Putin's new Internet technocrat

Anton Vaino's Nooscope is not quite what the Western news media thinks.


T here's a lot of speculation out there about Anton Vaino, the guy that Putin has chosen to replace his chief of staff, former KGB officer Sergei Ivanov. Some of it is going off the deep end.

The BBC, for instance, says this about Vaino's 2012 article in the Russian language journal Economics and Law:

Written in a dense academic prose - which many Russian commentators this week said they found almost impossible to understand - and accompanied by even more complex charts and diagrams, the article outlines new ways of organising and understanding society.

The article describes a new device called a ‘nooscope’ which, it says, can tap into global consciousness and “detect and register changes in the biosphere and in human activity.”

The BBC goes on to quote some Russian economists who call it “a utopian idea which has no connection to science.” They quote one Russian professor as saying “It's a rejection of the current realities. They want to change things but they don't want to understand what things are really like.”

Mohit Priyadarshi at the Inquisitr writes:

Vaino appears to have constructed a mythology of his own through the clever use of intense academic jargon and quasi-mystical language, hoping to lead Russians to believe that he has gained access to a transcendental code which could bring an end to all human suffering. Claiming that he has a ‘code of the market’ at his disposal, Vaino's article argues that the ‘Nooscope’ can render the invisible visible, thus ushering in a new era of technologically adept humans that can co-exist peacefully with each other.

Frankenstein's lab
Frankenstein's lab and research associate

All this makes Vaino sound like a genius who has invented some clever device to control the world by sending out mind-control rays from his basement. But what does the article really say?

This Nooscope is not a machine and it doesn't use any new scientific principles. Essentially it's a scheme for using the Internet of Things (IoT) to get information about people's choices. Vaino bills it as “a paradigm of proactive management is to prevent crises due to the capitalization of the future.”

The first part of the article is a bunch of pseudo-scientific gibberish about human behavior being analogous to elementary particles that are subject to Heisenberg's Uncertainty Principle. He asks whether “the rationalized [world], so familiar to us that the world around us - familiar to us visually, aurally and touch - really exists, not only in our imagination.”
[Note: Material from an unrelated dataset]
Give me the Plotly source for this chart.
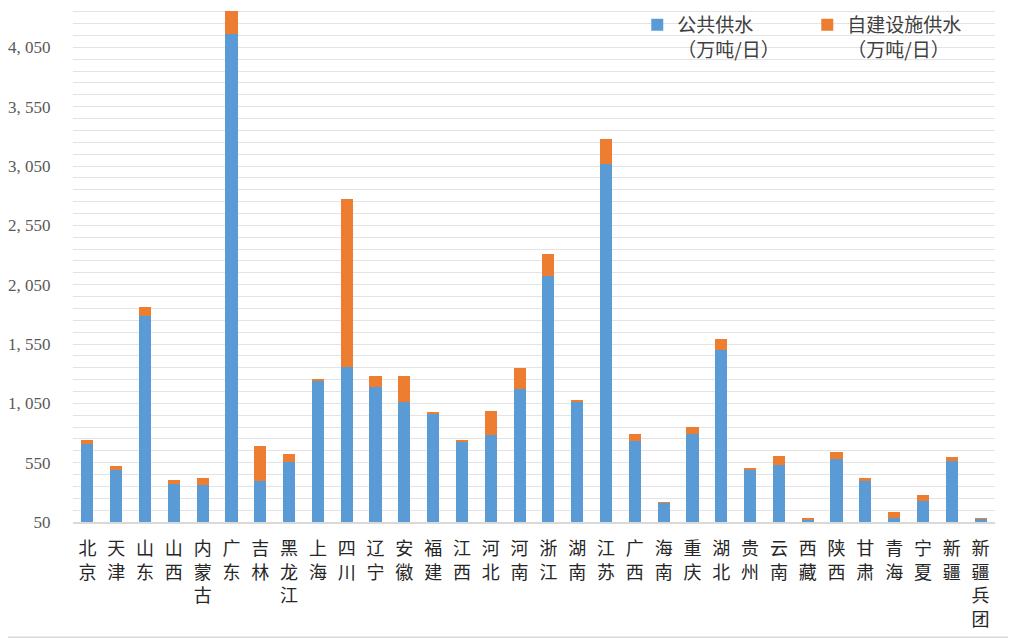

But his real goal is to understand market forces. The Western economist F.A. Hayek taught that market prices were information that functioned to establish value: since this mechanism does not exist in a socialist economy, wrote Hayek, socialist economies, in their attempts to allocate resources, must invariably gravitate toward authoritarianism. Vaino's promotion may be evidence that Russia is not planning to return to socialism.

Vaino's idea, which he says is protected by fifty patents, is for a central agency to collect vast amounts of data using radio, TV, and the Internet of Things. Each person will carry a little reader with wearable IDs that records whatever events the customer engages in (such as sports victories, life situations, and socio-economic reforms) and reports back the customers' reaction: “Event 1: I like this!' Event 2: I do not like! Event 3: I'll come back here!”
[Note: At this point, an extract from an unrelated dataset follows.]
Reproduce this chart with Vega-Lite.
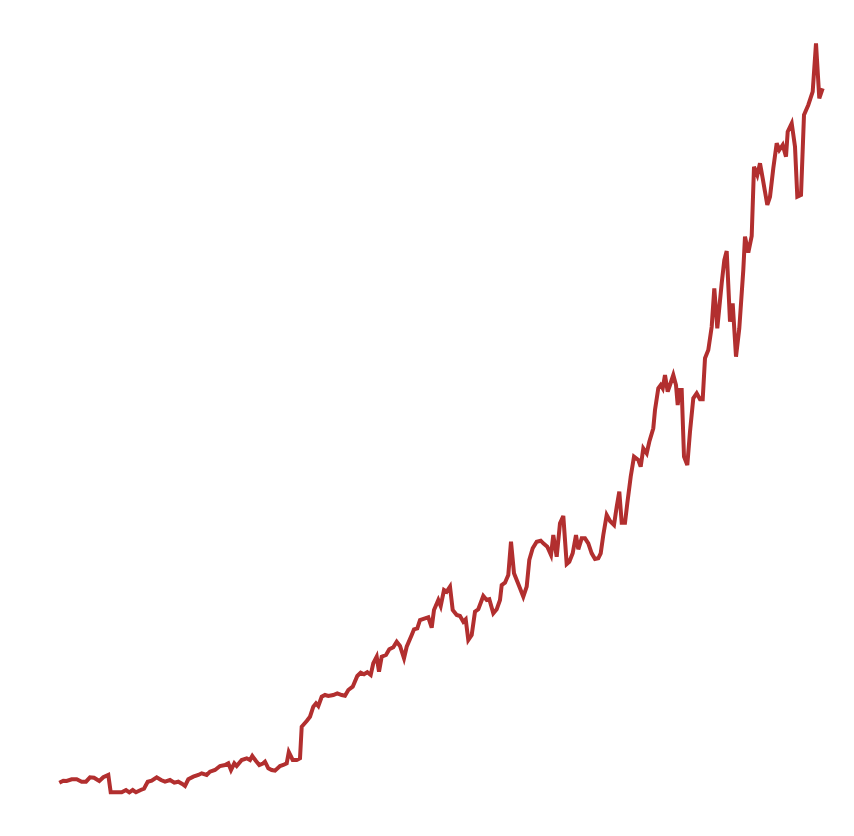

The benefits, he says, will accrue to economic planners, as in the so-called smart bus stop. There is nothing magical or mysterious about it. It is not much different from the commoditization of information currently being done by Facebook, Amazon, and Google. From the article:

NOOSKOP by reading the transaction market code captures the dynamics of the development of the market and its the slightest changes to allow for them, put on the balance sheet and the future capitalized.
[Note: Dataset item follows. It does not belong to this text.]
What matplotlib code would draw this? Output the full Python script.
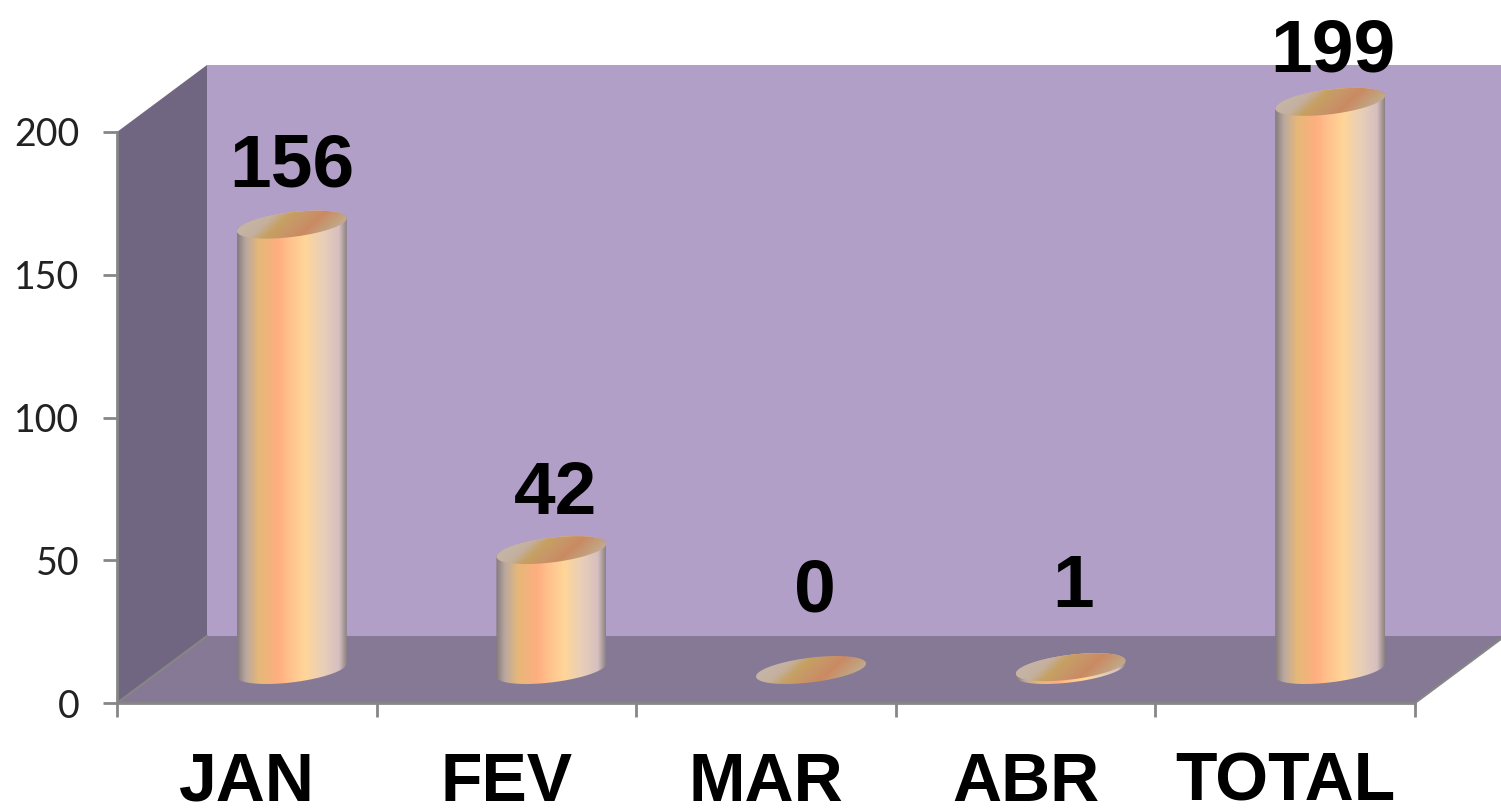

Forget any paranoia you may be hearing about the Russians trying to control the world using a thought machine. This technocrat is basically proposing a way of tracking customers. He fluffs the idea up, as academics sometimes do, in quasi-scientific language.

The scheme would require lots of computer power and may there's not a chance in hell it will work, but it says something about the direction the Kremlin wants to go.